For 1 year I served the poor and because of that, it threw everything off. It gave me new perspective on life. It helped me understand how cruel the world is and at the same time, how loving it is. It also helped me understand that culture is merely a concept that defined by dreams, relationships, religion, and personal drive. When I was growing up I also considered culture something you are born into and will always have with you, boy was I wrong. Now I’m not saying that the small town midwest boy a grew up as isn’t still apart of my culture, it is. But that part of me is what makes me unique and not similar as culture would suggest. At one point in my life I was told that I was lucky. How? I was told I grew up in a small town in the midwest of the United States. That alone made me lucky.
The students and families I worked with in my volunteer year, truly showed me how lucky I was and still am today. I owe that to my parents. But luck always has side effects. Because of my “luckiness” I feel like it made me ignorant to the world. Not ignorant to the problems of the world, rather ignorant to the people who suffer because of those problems. My volunteer position “humanized” the world. It showed me behind every extremely complex decision both political and moral, there are people suffering because of the outcome, or lack of outcome..

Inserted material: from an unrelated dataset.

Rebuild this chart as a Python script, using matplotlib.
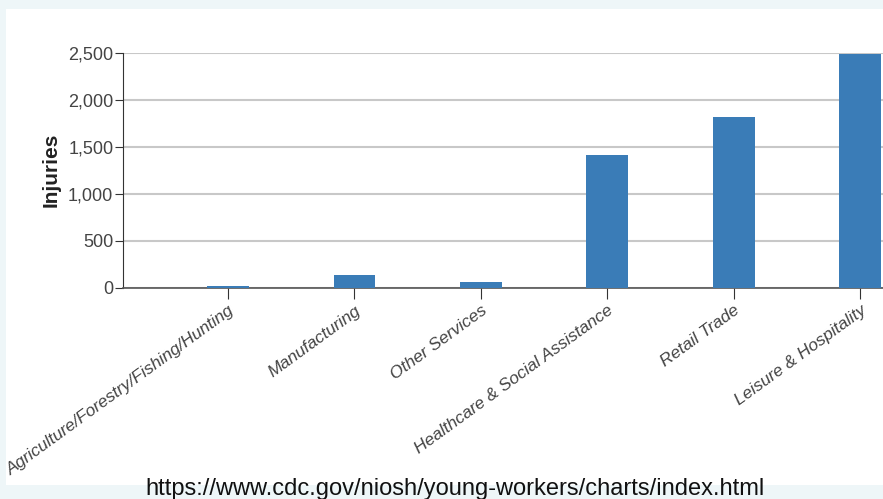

After my volunteer year, I set off for my second dream, which seemed selfish, but something that has always been apart of me: to work for a large tech company and impact the world. To be a valued and needed member of something. Now I have always held leadership positions, been on committees, been apart of decision making, and make logical decisions that would greatly impact organizations I was apart of. But I was always looking higher. Why? Probably because it always seemed like “I can’t” would always creep into my mind and then it was a challenge. “I can’t continue the legacy of good trumpet players”, “I can’t focus to become an Eagle Scout”, “I can’t make it through the core engineering classes”, “I can never lose the weight”, “I can’t run a marathon”, and “I’m never going to be smart enough to get into a big tech company”. EVERY single one of these “can’t”s I accomplished above and beyond what I ever expected.

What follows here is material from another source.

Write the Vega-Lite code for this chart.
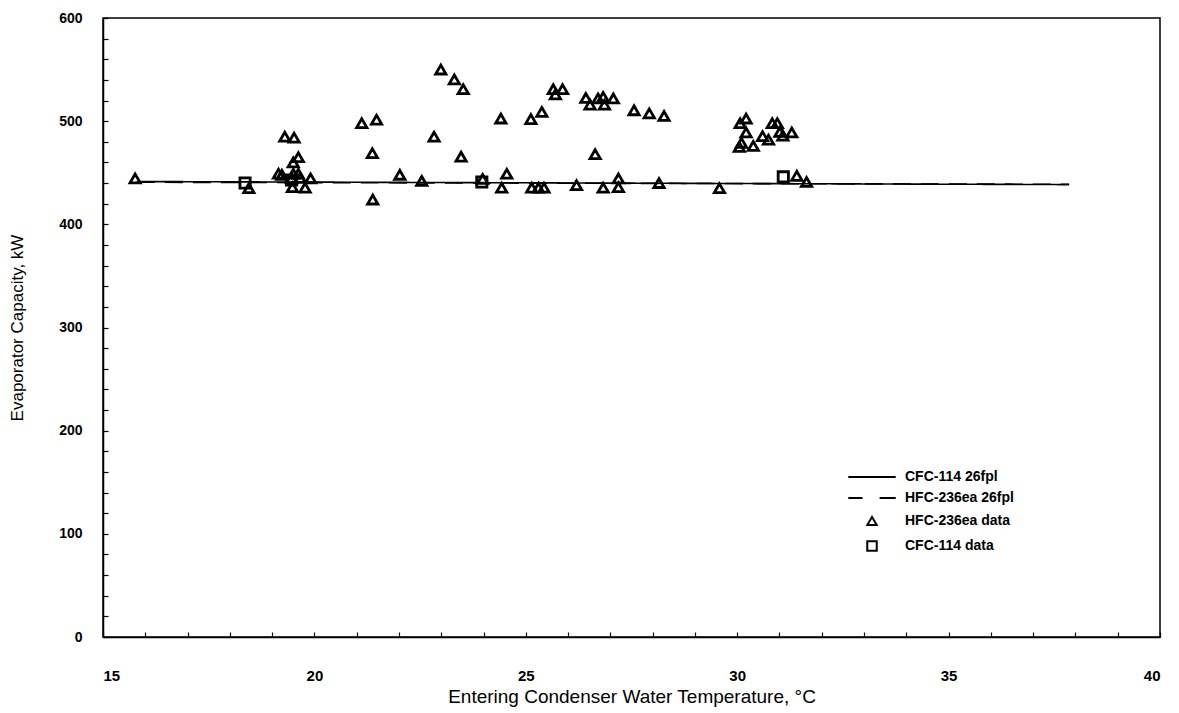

Being “smart” enough to join the tech world as an engineer would always eluded me, until I had the opportunity to live in California. I guess if you dream hard enough and never give up, even if it is subconscious, things will work out. I think I the biggest thing about not giving up is taking every opportunity that presents itself. Because of that persistence, I’m now a technical trainer teaching a framework to fortune 500 companies.
To say the least, I have reached the other end of the tunnel of my mission in California. So now what? I don’t know. I really don’t. For the first time in my life, I don’t know. Every goal I have ever had as a boy I have achieved in some fashion. Most at this point in their life have set new goals of buying a home, fixing a home, getting married, having children. For me though? Not yet.
I have arrived at the other end of the tunnel with no where to go. I should really figure that out.